Avant de rejoindre l’État islamique, elles étaient étudiantes en France, comme des milliers d’autres. Elles sont revenues, mais continuent de vouloir quitter ce pays et de considérer le projet jihadiste comme positif. Comment en sont-elles arrivées là ? Safya et Lena ont accepté de nous rencontrer et de nous raconter leur trajectoire, pendant plusieurs mois. Elles ne se connaissent pas mais affichent des profils sociologiques et des motivations similaires. Elles ont à peu près le même âge – moins de 25 ans – et ont grandi dans un quartier populaire de province, « en cité », avec des familles non divorcées, entourées de plusieurs frères. Nées en France, chacune est issue de l’immigration maghrébine, titulaire du bac, technologique pour l’une, général avec mention pour l’autre. Elles étaient plutôt bonnes étudiantes en master à la faculté avant de rejoindre l’EI. Lena se montre d’ailleurs passionnée de littérature classique. Toutes deux ont reçu une éducation religieuse, notamment Lena, à l’école coranique dès l’enfance, avant de s’en éloigner à l’adolescence pour y revenir de façon radicale et précipitée à sa sortie, tout juste passé les 20 ans.
« À un moment, on a toutes vécu un traumatisme », confesse Lena pour expliquer la bascule féminine dans le jihad. Avant de se reprendre et de nuancer. La majorité peut-être pas, mais beaucoup de femmes croisées en Syrie affichaient des parcours chaotiques. « Pas toutes mais beaucoup, oui. J’ai connu des filles qui ont eu de lourds passés. Une, des attouchements sexuels et des viols par son père ; une autre, c’était des embrouilles avec ses parents qui l’ont menée à plusieurs séjours en hôpitaux psychiatriques, des violences, ses parents qui la battaient. Après, il y a beaucoup de converties qui s’embrouillaient avec leurs parents qui ne supportaient pas l’islam. Tout simplement. » Elle-même a-t-elle adhéré à cette idéologie après un événement émotionnel particulier ? « Non, non, dit-elle, hésitante.

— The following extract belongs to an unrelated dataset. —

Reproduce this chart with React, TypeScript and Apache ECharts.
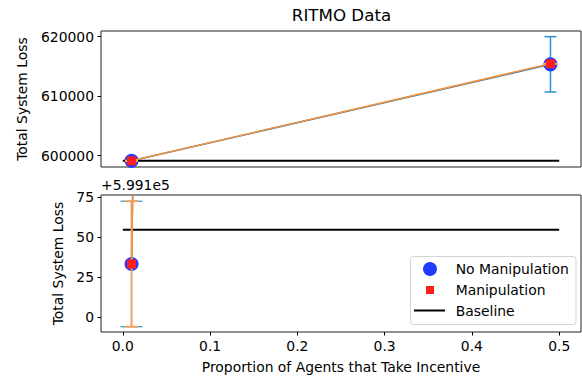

Après, j’ai eu un problème durant mon adolescence mais c’est pas un truc qui va faire que je prends mes bagages et que je me barre. On s’en remet très vite. C’est rien, c’est une petite épreuve de Dieu. » Elle n’en dira pas davantage.
Safya, qui assure n’avoir subi aucun traumatisme, se montre moins convaincue par cette grille de lecture. « Après, une fille qui s’est fait violer et qui arrive à en parler, bravo. Surtout à un homme », concède-t-elle cependant.